Academics and attendance leave senior players behind
On the one hand, the East Three Secondary School junior boys won the Tier 2 division at the Super Soccer tournament in Yellowknife last weekend, taking home a banner for the school.
On the other hand, senior representatives from East Three were fewer than hoped, as less than satisfactory academics and attendance held players behind.
“Getting the banner was a great feeling of accomplishment,” said Joshua Dekwant, one of the players on the junior boys team.
“It was very fun. It was very challenging with all the other teams because we were the youngest team there.”
Teammate Jacob Israel said the 10 seconds before the final game ended were thrilling.
Deeron Vittrekwa, the team’s coach along with Dwayne Drescher, said the tournament was dedicated to Bradley Charlie, a former student and teacher’s assistant at East Three Secondary School who died unexpectedly earlier this year.
“Bringing something back is good for this community and the team,” said Vittrekwa, referring to the banner. “He was their teacher’s assistant.”
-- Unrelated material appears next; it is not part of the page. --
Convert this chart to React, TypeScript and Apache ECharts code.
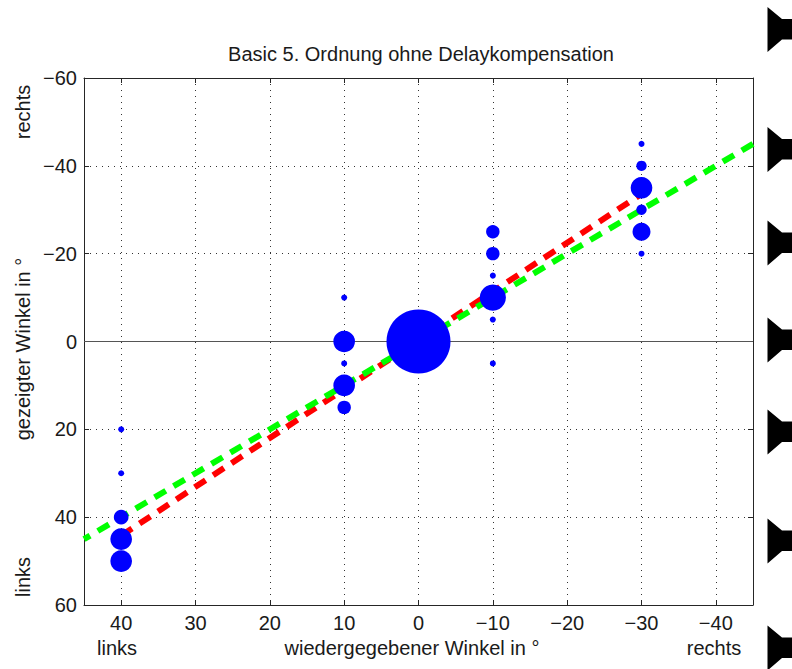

The boys won the final game 2-0, with both goals coming from Jacob Lennie-Blake.
“They were nervous, but as a coach you try to keep it down, you try to make it calm out there,” said Vittrekwa. “You have to get them motivated in a good way.”
Three teams from Inuvik attended: the junior boys, junior girls and a senior co-ed team, but the seniors included players from Fort McPherson and Ndilo.
“On the whole, I thought the weekend went very well,” said Colin Pybus, coach of the senior co-ed team. “I was very proud and impressed with the three teams that East Three Secondary School sent down, just their effort, their sportspersonship and the quality of play. I felt they represented the school and the community very well.”
He and Matthew Miller coached the co-ed seniors team. It was made slightly more challenging as some players were held back because of unsatisfactory academics or attendance, meaning the team had to scramble to find substitutes from Fort McPherson and Ndilo.
The team had to figure out how to play with each other about 30 minutes after meeting off the plane.
“I feel we do have enough athletes in the school to have a full soccer team from here; however, academics does play a part,” said Pybus. “This is a school student athlete based team, and if students aren’t pulling their weight in the academics or attendance, then they’re ineligible to travel.”
Despite those challenges, the team came together and was even awarded Most Outstanding Team in its division.
Kolbi Bernhardt, who played on the senior co-ed team, said communication was hard at first since the players barely knew each other.
“Towards the end, we started getting to know each other more and how we played,” she said.
She was happy with her team’s performance.